Some of these challenges have gone well. Some have been less successful (why does this lace pattern scarf suddenly have 107 stitches? I don’t…damn it). As I was contemplating the sum total the other day, however, I realized I hadn’t yet done any sort of comics challenge.

And thus Comics A–Z was born.

We’ve finished up our first challenge: pairing comics/graphic novels. This week, we’re tackling part two of challenge number two: a hero for every letter of the alphabet.

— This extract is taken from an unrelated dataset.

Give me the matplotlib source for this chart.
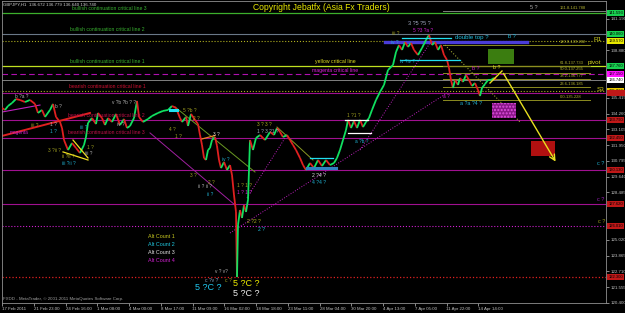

Remember, I’m attempting to use naming conventions from the country of origin (Japanese heroes, for example, will be listed first name, surname as the surname is given precedence where as American/European heroes will be listen surname, first name). I’m also going to do my best not to use two heroes from the same series unless I’m really stuck.

K: King, Freddie

Design major Freddie is sure she’s finally landed her first big job remodeling gig: her friend Dave’s cafe. After all, he has just returned from a year’s magical walkabout in Ensenia Solari. At his welcome home party, however, Freddie and two of her friends are sucked through a portal, infused with mystic powers, and find themselves in possession of sacred weapons that don’t actually belong to them. They have no choice but to take up the weapon’s quest though, confused, unprepared, and with the weapon’s rightful owners on their trails. So much ensuing. So much mayhem. Delightful, queer, diverse mayhem.

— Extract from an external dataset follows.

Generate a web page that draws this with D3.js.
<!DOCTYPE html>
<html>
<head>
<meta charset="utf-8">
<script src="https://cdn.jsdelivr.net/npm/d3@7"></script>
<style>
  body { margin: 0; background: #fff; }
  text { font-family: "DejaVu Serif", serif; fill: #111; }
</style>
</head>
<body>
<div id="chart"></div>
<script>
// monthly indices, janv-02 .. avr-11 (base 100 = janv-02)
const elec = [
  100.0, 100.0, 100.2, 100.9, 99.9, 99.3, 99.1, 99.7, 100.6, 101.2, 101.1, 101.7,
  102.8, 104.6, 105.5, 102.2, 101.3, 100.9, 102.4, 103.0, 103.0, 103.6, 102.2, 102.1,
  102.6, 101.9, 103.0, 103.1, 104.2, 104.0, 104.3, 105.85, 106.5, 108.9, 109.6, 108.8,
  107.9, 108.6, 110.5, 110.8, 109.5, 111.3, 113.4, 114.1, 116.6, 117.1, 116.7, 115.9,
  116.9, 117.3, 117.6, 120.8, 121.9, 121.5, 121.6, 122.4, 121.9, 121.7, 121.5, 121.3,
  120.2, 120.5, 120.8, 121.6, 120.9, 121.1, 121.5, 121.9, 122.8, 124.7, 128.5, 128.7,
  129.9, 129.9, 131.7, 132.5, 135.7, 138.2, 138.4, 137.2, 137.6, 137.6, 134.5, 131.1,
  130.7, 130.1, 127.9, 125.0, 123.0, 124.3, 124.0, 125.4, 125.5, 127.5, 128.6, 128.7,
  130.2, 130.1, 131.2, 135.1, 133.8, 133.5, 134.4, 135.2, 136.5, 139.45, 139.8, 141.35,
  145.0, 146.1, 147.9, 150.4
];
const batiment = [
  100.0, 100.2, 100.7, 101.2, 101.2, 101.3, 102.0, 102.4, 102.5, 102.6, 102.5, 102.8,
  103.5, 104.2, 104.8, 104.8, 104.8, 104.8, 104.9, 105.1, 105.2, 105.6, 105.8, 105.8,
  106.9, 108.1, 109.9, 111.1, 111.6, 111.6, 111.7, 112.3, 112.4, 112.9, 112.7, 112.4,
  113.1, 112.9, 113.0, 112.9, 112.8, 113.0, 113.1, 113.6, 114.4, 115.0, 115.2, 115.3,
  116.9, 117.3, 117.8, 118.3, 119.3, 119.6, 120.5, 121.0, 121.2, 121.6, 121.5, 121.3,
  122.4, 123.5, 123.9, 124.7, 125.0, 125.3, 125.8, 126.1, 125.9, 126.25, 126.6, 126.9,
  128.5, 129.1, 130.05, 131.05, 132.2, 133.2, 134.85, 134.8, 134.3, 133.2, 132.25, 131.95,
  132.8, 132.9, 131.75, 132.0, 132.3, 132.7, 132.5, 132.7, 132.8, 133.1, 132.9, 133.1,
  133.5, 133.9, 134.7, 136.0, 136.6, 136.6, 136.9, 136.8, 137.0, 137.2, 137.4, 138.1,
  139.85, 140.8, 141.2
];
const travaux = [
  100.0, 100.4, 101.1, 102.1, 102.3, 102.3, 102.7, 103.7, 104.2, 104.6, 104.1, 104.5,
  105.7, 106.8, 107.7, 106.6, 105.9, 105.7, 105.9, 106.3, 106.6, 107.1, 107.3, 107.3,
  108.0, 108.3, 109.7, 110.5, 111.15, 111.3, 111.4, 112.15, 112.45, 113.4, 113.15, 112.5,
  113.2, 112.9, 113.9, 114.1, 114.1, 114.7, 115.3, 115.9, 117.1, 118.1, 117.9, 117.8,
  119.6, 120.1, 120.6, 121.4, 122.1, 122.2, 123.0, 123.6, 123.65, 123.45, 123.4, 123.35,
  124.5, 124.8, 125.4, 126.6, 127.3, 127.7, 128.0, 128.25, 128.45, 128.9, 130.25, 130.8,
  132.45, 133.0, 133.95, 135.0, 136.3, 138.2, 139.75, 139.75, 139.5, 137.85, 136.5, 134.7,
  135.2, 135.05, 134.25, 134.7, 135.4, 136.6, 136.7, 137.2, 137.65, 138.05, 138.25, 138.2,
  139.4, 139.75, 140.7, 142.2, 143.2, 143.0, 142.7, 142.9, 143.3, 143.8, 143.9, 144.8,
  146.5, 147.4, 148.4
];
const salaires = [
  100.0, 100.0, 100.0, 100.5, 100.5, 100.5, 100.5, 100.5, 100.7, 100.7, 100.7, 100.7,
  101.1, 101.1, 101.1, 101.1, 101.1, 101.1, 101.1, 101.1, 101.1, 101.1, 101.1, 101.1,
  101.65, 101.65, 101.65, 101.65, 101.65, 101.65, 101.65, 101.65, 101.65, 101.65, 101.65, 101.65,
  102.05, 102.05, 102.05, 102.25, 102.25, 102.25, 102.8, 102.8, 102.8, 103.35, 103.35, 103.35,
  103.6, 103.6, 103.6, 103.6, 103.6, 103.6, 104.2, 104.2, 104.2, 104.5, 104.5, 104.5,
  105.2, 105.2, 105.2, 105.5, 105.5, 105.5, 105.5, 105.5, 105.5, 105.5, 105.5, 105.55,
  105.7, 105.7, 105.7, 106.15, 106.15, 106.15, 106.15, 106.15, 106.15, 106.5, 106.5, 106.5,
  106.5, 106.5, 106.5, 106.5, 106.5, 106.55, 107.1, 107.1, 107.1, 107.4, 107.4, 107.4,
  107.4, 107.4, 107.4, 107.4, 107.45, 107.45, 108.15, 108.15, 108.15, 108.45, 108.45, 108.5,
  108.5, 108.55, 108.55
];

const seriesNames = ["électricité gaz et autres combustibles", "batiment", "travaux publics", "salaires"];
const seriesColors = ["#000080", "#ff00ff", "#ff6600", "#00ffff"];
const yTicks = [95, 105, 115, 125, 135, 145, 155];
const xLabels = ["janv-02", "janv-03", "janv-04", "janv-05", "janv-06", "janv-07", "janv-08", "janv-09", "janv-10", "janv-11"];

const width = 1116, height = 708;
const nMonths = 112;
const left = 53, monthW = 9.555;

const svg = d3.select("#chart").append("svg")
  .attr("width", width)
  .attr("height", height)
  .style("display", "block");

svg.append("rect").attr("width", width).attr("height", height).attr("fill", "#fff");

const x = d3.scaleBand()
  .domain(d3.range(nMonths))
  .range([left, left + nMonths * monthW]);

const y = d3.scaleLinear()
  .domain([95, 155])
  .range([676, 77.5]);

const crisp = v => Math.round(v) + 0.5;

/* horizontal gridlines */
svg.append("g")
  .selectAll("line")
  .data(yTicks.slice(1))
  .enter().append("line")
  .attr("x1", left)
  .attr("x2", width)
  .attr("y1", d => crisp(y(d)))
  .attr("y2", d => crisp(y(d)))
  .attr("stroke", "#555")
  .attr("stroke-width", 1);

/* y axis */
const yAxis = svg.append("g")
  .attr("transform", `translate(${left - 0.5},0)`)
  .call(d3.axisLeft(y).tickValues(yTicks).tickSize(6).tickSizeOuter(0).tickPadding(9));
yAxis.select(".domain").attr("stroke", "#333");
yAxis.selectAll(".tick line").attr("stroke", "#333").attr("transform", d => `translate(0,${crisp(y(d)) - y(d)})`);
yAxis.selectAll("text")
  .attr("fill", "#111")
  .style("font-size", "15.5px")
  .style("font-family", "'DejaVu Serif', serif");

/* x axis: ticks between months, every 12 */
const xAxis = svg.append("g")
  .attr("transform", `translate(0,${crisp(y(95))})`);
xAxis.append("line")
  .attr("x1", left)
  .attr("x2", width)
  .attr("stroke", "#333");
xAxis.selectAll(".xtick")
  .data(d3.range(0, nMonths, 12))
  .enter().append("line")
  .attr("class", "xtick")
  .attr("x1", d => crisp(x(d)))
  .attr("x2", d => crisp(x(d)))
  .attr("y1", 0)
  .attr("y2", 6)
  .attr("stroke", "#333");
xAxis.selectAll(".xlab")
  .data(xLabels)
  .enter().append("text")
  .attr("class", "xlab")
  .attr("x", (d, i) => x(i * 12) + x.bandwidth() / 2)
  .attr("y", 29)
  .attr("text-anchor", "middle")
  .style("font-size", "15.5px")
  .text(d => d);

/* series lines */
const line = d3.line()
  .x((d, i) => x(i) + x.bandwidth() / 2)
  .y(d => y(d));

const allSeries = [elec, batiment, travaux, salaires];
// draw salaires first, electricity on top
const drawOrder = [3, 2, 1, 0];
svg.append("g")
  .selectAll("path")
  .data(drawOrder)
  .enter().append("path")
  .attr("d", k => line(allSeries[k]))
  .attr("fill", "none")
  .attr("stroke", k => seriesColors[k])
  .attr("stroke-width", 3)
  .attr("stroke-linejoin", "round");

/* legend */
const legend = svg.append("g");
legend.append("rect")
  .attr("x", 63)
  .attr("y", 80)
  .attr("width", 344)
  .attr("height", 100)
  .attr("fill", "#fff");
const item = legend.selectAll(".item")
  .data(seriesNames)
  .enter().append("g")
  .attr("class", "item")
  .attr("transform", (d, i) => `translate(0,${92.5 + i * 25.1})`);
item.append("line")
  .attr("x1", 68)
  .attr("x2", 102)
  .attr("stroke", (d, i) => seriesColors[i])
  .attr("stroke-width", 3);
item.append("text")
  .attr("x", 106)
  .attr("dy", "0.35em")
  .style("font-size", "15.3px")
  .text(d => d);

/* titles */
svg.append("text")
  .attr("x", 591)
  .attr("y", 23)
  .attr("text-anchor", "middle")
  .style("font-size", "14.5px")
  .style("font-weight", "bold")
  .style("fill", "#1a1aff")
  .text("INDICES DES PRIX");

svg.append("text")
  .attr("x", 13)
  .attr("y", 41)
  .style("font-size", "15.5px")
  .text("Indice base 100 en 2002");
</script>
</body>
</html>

(The Substitutes by Myisha Haynes)

L: Leiburne-Thornton, Na’ya

Na’ya and her cousin Ailis get to go to school at night. Magic school, of course. The other students are vampires, shifters, and weirns and their classrooms crystal caves, swamps, and dragon racecourses. Sweet, right? Sweet. But when Na’ya’s little brother D’nesh goes missing in the Silent Woods, about which creepy stories and maybe not-so-tall tales abound, Na’y, Ailis, and their friends have to confront their fears, and the very real specters of the past, to save him.

(The Weirn Books, Vol. 1: Be Wary of the Silent Woods by Svetlana Chmakova)

M: Maou, Sadaou

Okay, so technically he’s the devil, but some time on Earth has been good for Maou-San. He’s learned how to live within his means, how to get along with his nemesis, how to…make up for his past…okay, he hasn’t learned any of those things. But he has learned how to earn a living as a part-timer at the local branch of MgRonald, a fast food franchise near the crappy Tokyo apartment he shares with his one-time general, Ashiya (apparently, cosmic powers really like Tokyo) while they try to find a way to reinstate his Maou’s powers and his former status. The plot thickens when a modern version of the human hero who sent Satan and Ashiya running for cover tracks them down in Japan.

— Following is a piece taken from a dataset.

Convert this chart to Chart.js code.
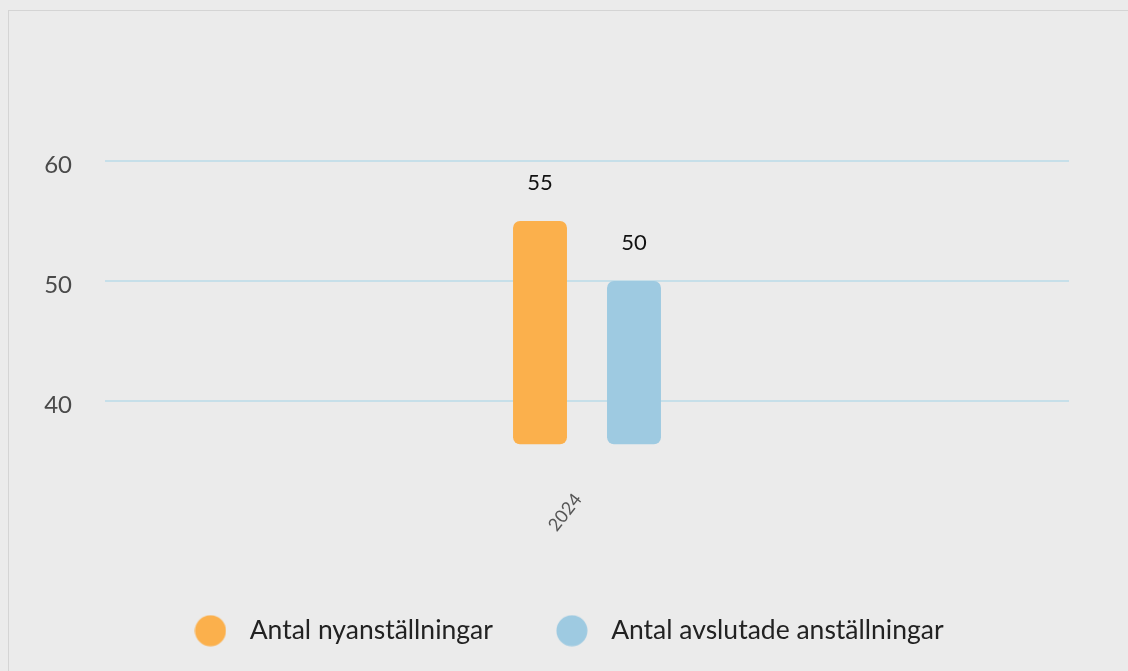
<!DOCTYPE html>
<html>
<head>
<meta charset="utf-8">
<script src="https://cdn.jsdelivr.net/npm/chart.js@4"></script>
<style>
  html, body { margin: 0; padding: 0; background: #ebebeb; overflow: hidden; }
  .frame { position: absolute; left: 8px; top: 10px; width: 1300px; height: 900px; border: 1px solid #d4d4d4; }
  .wrap { position: absolute; left: 0; top: 0; width: 1128px; height: 671px; }
</style>
</head>
<body>
<div class="frame"></div>
<div class="wrap"><canvas id="chart" width="1128" height="671"></canvas></div>
<script>
// data
const years = ['2024'];
const hired = [55];
const ended = [50];
const yMin = 36.4;
const yMax = 60;
const tickValues = [40, 50, 60];
const seriesNames = ['Antal nyanställningar', 'Antal avslutade anställningar'];
const seriesColors = ['#fbb04c', '#9ecae1'];

// circle legend marker with extra room on the sides
function legendDot(color) {
    const c = document.createElement('canvas');
    c.width = 32; c.height = 32;
    const g = c.getContext('2d');
    g.fillStyle = color;
    g.beginPath();
    g.arc(16, 16, 15.5, 0, Math.PI * 2);
    g.fill();
    return c;
}

// value labels above bars
const valueLabels = {
    id: 'valueLabels',
    afterDatasetsDraw(chart) {
        const ctx = chart.ctx;
        ctx.save();
        ctx.font = '22px Lato';
        ctx.fillStyle = '#111';
        ctx.textAlign = 'center';
        ctx.textBaseline = 'middle';
        chart.data.datasets.forEach((ds, i) => {
            chart.getDatasetMeta(i).data.forEach((bar, j) => {
                ctx.fillText(ds.data[j], bar.x, bar.y - 38);
            });
        });
        ctx.restore();
    }
};

// center the legend under the whole canvas rather than the padded box
const legendShift = {
    id: 'legendShift',
    afterLayout(chart) {
        chart.legend.left += 17;
        chart.legend.right += 17;
    }
};

const ctx = document.getElementById('chart').getContext('2d');
new Chart(ctx, {
    type: 'bar',
    data: {
        labels: years,
        datasets: [{
            label: seriesNames[0],
            data: hired,
            base: yMin,
            backgroundColor: seriesColors[0],
            borderRadius: 7,
            borderSkipped: false,
            clip: false,
            pointStyle: legendDot(seriesColors[0])
        }, {
            label: seriesNames[1],
            data: ended,
            base: yMin,
            backgroundColor: seriesColors[1],
            borderRadius: 7,
            borderSkipped: false,
            clip: false,
            pointStyle: legendDot(seriesColors[1])
        }]
    },
    options: {
        responsive: false,
        animation: false,
        categoryPercentage: 0.195,
        barPercentage: 0.574,
        layout: {
            padding: { top: 161, left: 25, right: 59, bottom: 17 }
        },
        plugins: {
            legend: {
                position: 'bottom',
                labels: {
                    usePointStyle: true,
                    pointStyleWidth: 52,
                    boxHeight: 22,
                    padding: 53,
                    color: '#222',
                    font: { family: 'Lato', size: 26.5 }
                }
            },
            tooltip: { enabled: false }
        },
        scales: {
            x: {
                grid: { display: false },
                border: { display: false },
                ticks: {
                    minRotation: 52,
                    maxRotation: 52,
                    color: '#555',
                    padding: 37,
                    labelOffset: -9,
                    font: { family: 'Lato', size: 18 }
                },
                afterFit(scale) {
                    scale.height -= 8;
                }
            },
            y: {
                min: yMin,
                max: yMax,
                afterBuildTicks(scale) {
                    scale.ticks = tickValues.map(v => ({ value: v }));
                },
                afterFit(scale) {
                    scale.width = 80;
                },
                grid: { color: '#c6dfe9', lineWidth: 2, drawTicks: false },
                border: { display: false },
                ticks: {
                    padding: 33,
                    labelOffset: 4,
                    color: '#4a4a4a',
                    font: { family: 'Lato', size: 24 }
                }
            }
        }
    },
    plugins: [valueLabels, legendShift]
});
</script>
</body>
</html>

(The Devil is a Part Timer by Satoshi Wagahara and Oniku)

N: Namor

I will never miss a chance to remind the world that Namor was King of Atlantis before Aquaman (first appearances 1939 vs.1941). Namor also wins the dubious honor of being by far the bigger douchebag, having tried to eliminate surface dwellers on multiple occasions including the time he tried to drown the entire nation of Wakanda, but in fairness I think we can all agree we have it coming. He’s also been an Avenger, though, so…depends on his mood on a given day, I guess. My favorite Namor stories are the ones where he tries to seduce Sue Storm away from Reed Richards because, Poseidon knows, she deserves a guy who treats her like, oh, I don’t know, a person instead of a science experiment with a hairdo. Additionally, Namor is a much snappier dresser (and I’m not only talking about the scaly speedo) and has better hair.

O: Orrelios, Garazeb

He’s big, he’s purple, he’s grumpy, and also he’s delightful. I love the whole Ghost family, but bo-rifle to head, if I had to pick out someone to hang out at the canteen with, I’d probably choose Zeb. Over the course of his time as a rebel, he went from believing he needed to be redeemed to allowing for the redemption of a man who participated in the massacre of the Lasat, from seeking revenge to seeking a new future. If only all of us could grow so much in such a short span of time.